**What you have to do:** Skip all pictures, then copy the lines from the start of the data through the line with "ax.spines[s].set_linewidth(0.9)", keeping both ends.

________

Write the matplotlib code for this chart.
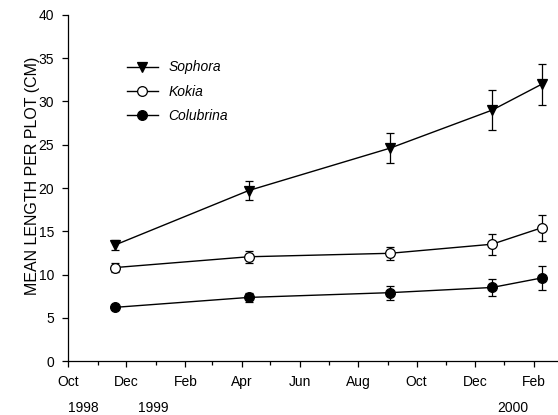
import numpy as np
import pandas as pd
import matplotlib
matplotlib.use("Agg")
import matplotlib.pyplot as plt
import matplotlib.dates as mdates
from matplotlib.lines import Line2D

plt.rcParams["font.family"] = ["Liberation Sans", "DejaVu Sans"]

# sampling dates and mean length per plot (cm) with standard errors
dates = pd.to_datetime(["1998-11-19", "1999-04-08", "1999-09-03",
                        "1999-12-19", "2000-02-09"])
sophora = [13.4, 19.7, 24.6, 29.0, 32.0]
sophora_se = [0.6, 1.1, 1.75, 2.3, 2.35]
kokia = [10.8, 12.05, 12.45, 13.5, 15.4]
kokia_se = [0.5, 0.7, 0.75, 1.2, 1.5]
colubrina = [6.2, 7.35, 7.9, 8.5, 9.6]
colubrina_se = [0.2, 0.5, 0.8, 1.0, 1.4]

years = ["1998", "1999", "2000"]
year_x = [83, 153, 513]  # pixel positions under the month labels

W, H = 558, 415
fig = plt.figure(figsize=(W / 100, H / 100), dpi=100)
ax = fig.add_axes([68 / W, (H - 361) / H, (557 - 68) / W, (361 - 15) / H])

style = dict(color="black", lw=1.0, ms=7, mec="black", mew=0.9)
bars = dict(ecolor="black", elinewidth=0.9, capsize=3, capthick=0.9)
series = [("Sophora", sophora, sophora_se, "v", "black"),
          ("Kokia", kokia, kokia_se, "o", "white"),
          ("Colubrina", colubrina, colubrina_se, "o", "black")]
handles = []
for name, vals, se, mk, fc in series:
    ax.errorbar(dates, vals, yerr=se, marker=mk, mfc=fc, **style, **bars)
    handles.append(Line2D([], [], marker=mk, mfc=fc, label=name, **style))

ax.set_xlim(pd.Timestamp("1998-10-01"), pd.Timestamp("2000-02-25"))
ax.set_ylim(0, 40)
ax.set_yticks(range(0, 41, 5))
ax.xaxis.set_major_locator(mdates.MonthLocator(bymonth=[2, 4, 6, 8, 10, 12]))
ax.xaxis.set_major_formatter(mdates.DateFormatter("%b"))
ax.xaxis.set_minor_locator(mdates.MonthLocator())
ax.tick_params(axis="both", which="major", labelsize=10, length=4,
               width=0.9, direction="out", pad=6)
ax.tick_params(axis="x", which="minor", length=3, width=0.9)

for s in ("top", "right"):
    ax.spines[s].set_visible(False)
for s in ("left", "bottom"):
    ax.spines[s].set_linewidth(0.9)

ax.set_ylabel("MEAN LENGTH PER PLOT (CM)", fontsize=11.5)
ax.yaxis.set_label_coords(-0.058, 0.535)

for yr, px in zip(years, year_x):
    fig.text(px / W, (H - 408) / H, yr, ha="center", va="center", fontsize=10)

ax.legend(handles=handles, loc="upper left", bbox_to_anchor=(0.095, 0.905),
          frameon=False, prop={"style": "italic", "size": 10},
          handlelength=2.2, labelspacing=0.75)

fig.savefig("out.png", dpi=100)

________

**Expected answer:**
Write the matplotlib code for this chart.
import numpy as np
import pandas as pd
import matplotlib
matplotlib.use("Agg")
import matplotlib.pyplot as plt
import matplotlib.dates as mdates
from matplotlib.lines import Line2D

plt.rcParams["font.family"] = ["Liberation Sans", "DejaVu Sans"]

# sampling dates and mean length per plot (cm) with standard errors
dates = pd.to_datetime(["1998-11-19", "1999-04-08", "1999-09-03",
                        "1999-12-19", "2000-02-09"])
sophora = [13.4, 19.7, 24.6, 29.0, 32.0]
sophora_se = [0.6, 1.1, 1.75, 2.3, 2.35]
kokia = [10.8, 12.05, 12.45, 13.5, 15.4]
kokia_se = [0.5, 0.7, 0.75, 1.2, 1.5]
colubrina = [6.2, 7.35, 7.9, 8.5, 9.6]
colubrina_se = [0.2, 0.5, 0.8, 1.0, 1.4]

years = ["1998", "1999", "2000"]
year_x = [83, 153, 513]  # pixel positions under the month labels

W, H = 558, 415
fig = plt.figure(figsize=(W / 100, H / 100), dpi=100)
ax = fig.add_axes([68 / W, (H - 361) / H, (557 - 68) / W, (361 - 15) / H])

style = dict(color="black", lw=1.0, ms=7, mec="black", mew=0.9)
bars = dict(ecolor="black", elinewidth=0.9, capsize=3, capthick=0.9)
series = [("Sophora", sophora, sophora_se, "v", "black"),
          ("Kokia", kokia, kokia_se, "o", "white"),
          ("Colubrina", colubrina, colubrina_se, "o", "black")]
handles = []
for name, vals, se, mk, fc in series:
    ax.errorbar(dates, vals, yerr=se, marker=mk, mfc=fc, **style, **bars)
    handles.append(Line2D([], [], marker=mk, mfc=fc, label=name, **style))

ax.set_xlim(pd.Timestamp("1998-10-01"), pd.Timestamp("2000-02-25"))
ax.set_ylim(0, 40)
ax.set_yticks(range(0, 41, 5))
ax.xaxis.set_major_locator(mdates.MonthLocator(bymonth=[2, 4, 6, 8, 10, 12]))
ax.xaxis.set_major_formatter(mdates.DateFormatter("%b"))
ax.xaxis.set_minor_locator(mdates.MonthLocator())
ax.tick_params(axis="both", which="major", labelsize=10, length=4,
               width=0.9, direction="out", pad=6)
ax.tick_params(axis="x", which="minor", length=3, width=0.9)

for s in ("top", "right"):
    ax.spines[s].set_visible(False)
for s in ("left", "bottom"):
    ax.spines[s].set_linewidth(0.9)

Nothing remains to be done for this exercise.